For the beans, what I found was that there was a single appearance over the two months of November and December, on the 18th of December. Compare this to the four times they are served in January, six appearances in each of July and August, and a whopping ten appearances in May - maybe this explains why the beans weren't served in June, because everyone was thoroughly sick of them, but I think it's more likely to be because they weren't available then for whatever reason. I was surprised that beans weren't served more over winter, as I would have thought that they would have been stored dried, but this seems not to be the case. Romoli's year of menus runs from March 1546 to February 1547. The other interesting thing that I noted here is that broadbeans (faue) are only served from March to May of 1546. They then drop off the menu entirely until 26/01/1547, and are only served once in February also. The broadbeans are served either as a soup/pottage, or with salt and fish sauce. The other beans (fagiuoli) are sometimes served as a soup/pottage, but most often are simply served "dressed" (riconci).

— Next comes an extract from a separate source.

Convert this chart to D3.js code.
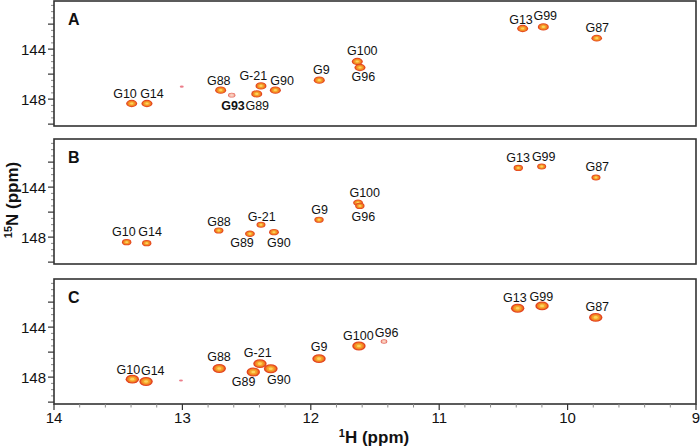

The mushrooms appear to possibly have supply issues, or maybe it's seasonality that I'm unaware of because mushrooms just aren't something I grow. They put in an appearance once in the second half of March, then feature heavily in April, but duck out completely for May and June before putting in a single appearance on the third of July. No mushrooms for August, then three appearances in September and a whopping ten in October - with three servings being part of the same day's menu, and two of the three in the same course!! Nothing until the end of November, where they are served twice on 29/11, then back to nothing for December. In January they don't put in an appearance until the 22nd, and then that's it for the month, followed by a final appearance on the 19th of February. As someone who eats mushrooms at least five times a week, this comparative dearth is hard to fathom!
Statistics on the mushrooms (because I like to run numbers) is a total of 25 appearances in one year: so on those occasions where they are served twice or three times as part of the same day's menu, that's quite proportionately high in terms of the total serving amount. They type or area the mushrooms are grown is sometimes mentioned, with five mentions of the mushrooms being Genoese, four that they are "prataroli", and eight that they are porcini mushrooms. Serving them with a nut and garlic sauce is definitely the preferred method, with this being mentioned on 15 occasions. Garlic is omitted from the description on nine of these occasions, but I'm wondering if it is simply omitted because it's taken for granted that you serve mushrooms with garlic - Messisbugo in his recipe for cooking mushrooms mentions that garlic is used to draw out any poison the mushrooms might contain. I've often wondered if this is where our practice originally started, since people today still like eating mushrooms fried with garlic. Mind you, garlic makes plenty of things taste better. Finally, on three occasions the mushrooms are described as stuffed, but Romoli doesn't mention what with. I was slightly surprised not to see higher servings over winter, as I know they were storing mushrooms by salting, but perhaps given their apparent patchiness overall this shouldn't be surprising. The servings in January and February both specify that the mushrooms are salted and desalted, so presumably without stored mushrooms those months wouldn't have had any servings of mushrooms either.